Nous allons, je pense, trouver une solution partagée sur l'article 16. Reste son application. Nous devrons être vigilants sur les décrets comme sur les moyens donnés à la HATVP. Le passé nous appelle à cette prudence.
La construction ainsi opérée résulte d'un cheminement rigoureusement pensé depuis 2013 et 2016 pour garantir aux citoyens une forme d'exemplarité de la vie publique et des décisions publiques prises en toute transparence à l'égard des pressions exercées par les lobbys et sans conflit d'intérêts.

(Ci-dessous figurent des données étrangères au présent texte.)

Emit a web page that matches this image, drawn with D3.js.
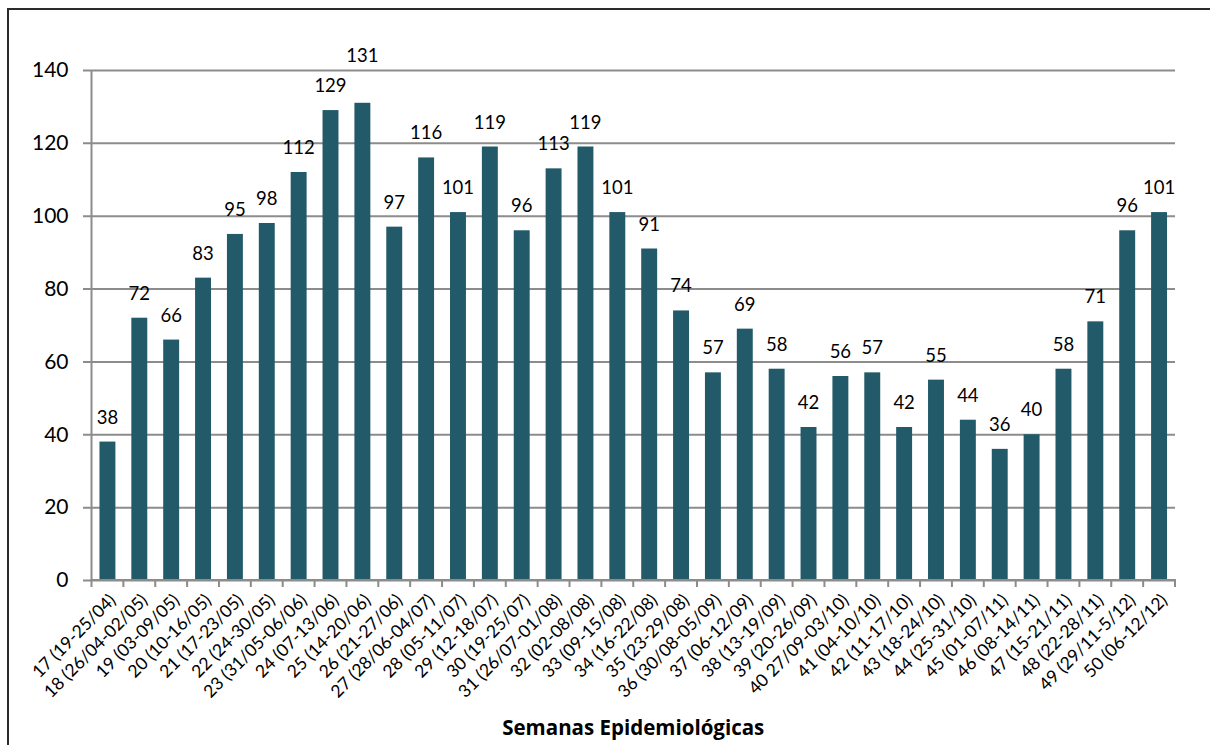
<!DOCTYPE html>
<html>
<head>
<meta charset="utf-8">
<script src="https://cdn.jsdelivr.net/npm/d3@7"></script>
<style>
  html, body { margin: 0; padding: 0; background: #fff; }
  svg { display: block; }
</style>
</head>
<body>
<svg id="chart" width="1210" height="745"></svg>
<script>
// Weekly case counts per epidemiological week
const weeks = [
  "17 (19-25/04)", "18 (26/04-02/05)", "19 (03-09/05)", "20 (10-16/05)",
  "21 (17-23/05)", "22 (24-30/05)", "23 (31/05-06/06)", "24 (07-13/06)",
  "25 (14-20/06)", "26 (21-27/06)", "27 (28/06-04/07)", "28 (05-11/07)",
  "29 (12-18/07)", "30 (19-25/07)", "31 (26/07-01/08)", "32 (02-08/08)",
  "33 (09-15/08)", "34 (16-22/08)", "35 (23-29/08)", "36 (30/08-05/09)",
  "37 (06-12/09)", "38 (13-19/09)", "39 (20-26/09)", "40 27/09-03/10)",
  "41 (04-10/10)", "42 (11-17/10)", "43 (18-24/10)", "44 (25-31/10)",
  "45 (01-07/11)", "46 (08-14/11)", "47 (15-21/11)", "48 (22-28/11)",
  "49 (29/11-5/12)", "50 (06-12/12)"
];
const cases = [
  38, 72, 66, 83, 95, 98, 112, 129, 131, 97, 116, 101, 119, 96, 113, 119,
  101, 91, 74, 57, 69, 58, 42, 56, 57, 42, 55, 44, 36, 40, 58, 71, 96, 101
];
const yTicks = [0, 20, 40, 60, 80, 100, 120, 140];
const xTitle = "Semanas Epidemiológicas";

const svg = d3.select("#chart");
const plotLeft = 91.5, plotRight = 1175, plotTop = 70, plotBottom = 580;
const barColor = "#225a69";
const gridColor = "#8c8c8c";
const font = "Lato, 'Open Sans', sans-serif";

// outer frame (runs past the right and bottom edges)
svg.append("rect")
  .attr("x", 8).attr("y", 9)
  .attr("width", 1250).attr("height", 800)
  .attr("fill", "none").attr("stroke", "#2b2b2b").attr("stroke-width", 2);

const x = d3.scaleBand()
  .domain(weeks)
  .range([plotLeft, plotRight])
  .paddingInner(0.5)
  .paddingOuter(0.25);

const y = d3.scaleLinear().domain([0, 140]).range([plotBottom, plotTop]);

// horizontal gridlines with left tick stubs
const yAxis = d3.axisLeft(y)
  .tickValues(yTicks)
  .tickSize(-(plotRight - plotLeft))
  .tickSizeOuter(0)
  .tickPadding(14)
  .tickFormat(d3.format("d"));

const gy = svg.append("g")
  .attr("transform", `translate(${plotLeft},0)`)
  .call(yAxis);
gy.select(".domain").remove();
gy.selectAll(".tick line")
  .attr("x1", -8.5)
  .attr("stroke", gridColor).attr("stroke-width", 2);
gy.selectAll(".tick text")
  .attr("x", -23)
  .attr("fill", "#000")
  .style("font-family", font)
  .style("font-size", "21px");

// vertical axis line
svg.append("line")
  .attr("x1", plotLeft).attr("x2", plotLeft)
  .attr("y1", plotTop).attr("y2", plotBottom + 1)
  .attr("stroke", gridColor).attr("stroke-width", 2);

// bars
svg.append("g")
  .selectAll("rect")
  .data(cases)
  .join("rect")
  .attr("x", (d, i) => x(weeks[i]))
  .attr("y", d => y(d))
  .attr("width", x.bandwidth())
  .attr("height", d => y(0) - y(d))
  .attr("fill", barColor);

// value labels; the peak label sits a little higher
const peak = d3.max(cases);
svg.append("g")
  .selectAll("text")
  .data(cases)
  .join("text")
  .attr("x", (d, i) => x(weeks[i]) + x.bandwidth() / 2)
  .attr("y", d => y(d) - (d === peak ? 41 : 18))
  .attr("text-anchor", "middle")
  .style("font-family", font)
  .style("font-size", "18.5px")
  .attr("fill", "#000")
  .text(d => d);

// category axis: baseline with boundary ticks
svg.append("line")
  .attr("x1", plotLeft - 1).attr("x2", plotRight + 1)
  .attr("y1", plotBottom).attr("y2", plotBottom)
  .attr("stroke", gridColor).attr("stroke-width", 2);

const step = x.step();
const bounds = d3.range(weeks.length + 1).map(i => plotLeft + i * step);
svg.append("g")
  .selectAll("line")
  .data(bounds)
  .join("line")
  .attr("x1", d => d).attr("x2", d => d)
  .attr("y1", plotBottom).attr("y2", plotBottom + 7)
  .attr("stroke", gridColor).attr("stroke-width", 2);

// rotated week labels
svg.append("g")
  .selectAll("text")
  .data(weeks)
  .join("text")
  .attr("transform", d => `translate(${x(d) + x.bandwidth() / 2 + 5},${plotBottom + 17}) rotate(-45)`)
  .attr("text-anchor", "end")
  .attr("dy", "0.35em")
  .style("font-family", font)
  .style("font-size", "17.5px")
  .attr("fill", "#000")
  .text(d => d);

// axis title
svg.append("text")
  .attr("x", (plotLeft + plotRight) / 2)
  .attr("y", 735)
  .attr("text-anchor", "middle")
  .style("font-family", "'Open Sans', Lato, sans-serif")
  .style("font-weight", "bold")
  .style("font-size", "20.5px")
  .attr("fill", "#000")
  .text(xTitle);
</script>
</body>
</html>
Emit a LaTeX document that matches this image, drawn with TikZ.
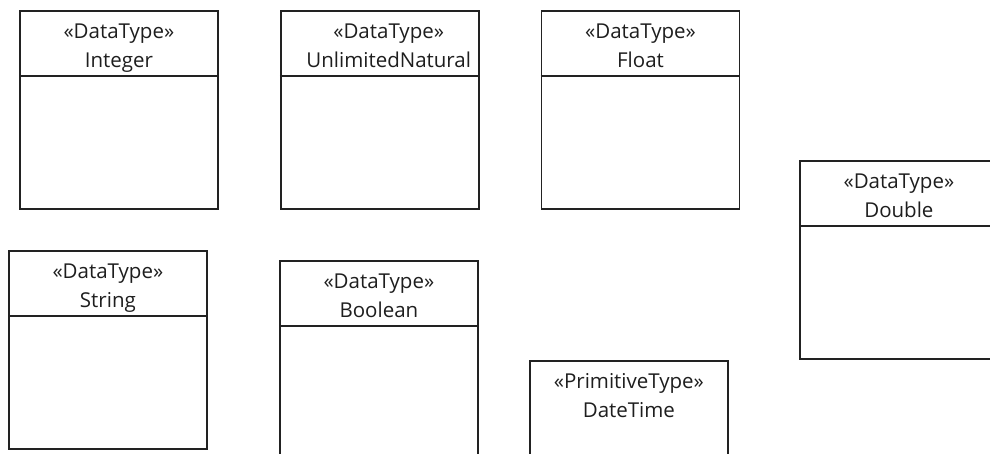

Ce combat est majeur pour renforcer la cohésion de notre société. Il n'est pas terminé, loin s'en faut. La prochaine étape sera de débattre prochainement, dans un autre texte, de la constitutionnalisation de la HATVP. L'Observatoire de l'éthique publique, dont nous sommes ici plusieurs, issus de différents groupes, à être membres, porte aussi cette ambition. Il s'agit de pérenniser cette institution, comme la Constitution le fait pour le Défenseur des droits, et la placer ainsi à l'abri des aléas législatifs.
Renforcer juridiquement et symboliquement la déontologie de la vie publique et la lutte contre les conflits d'intérêts et la corruption, à l'heure du numérique, de la mondialisation et des doutes que nous constatons sur la probité et l'impartialité de l'action publique, tel est aussi le sens de cette ambitieuse proposition.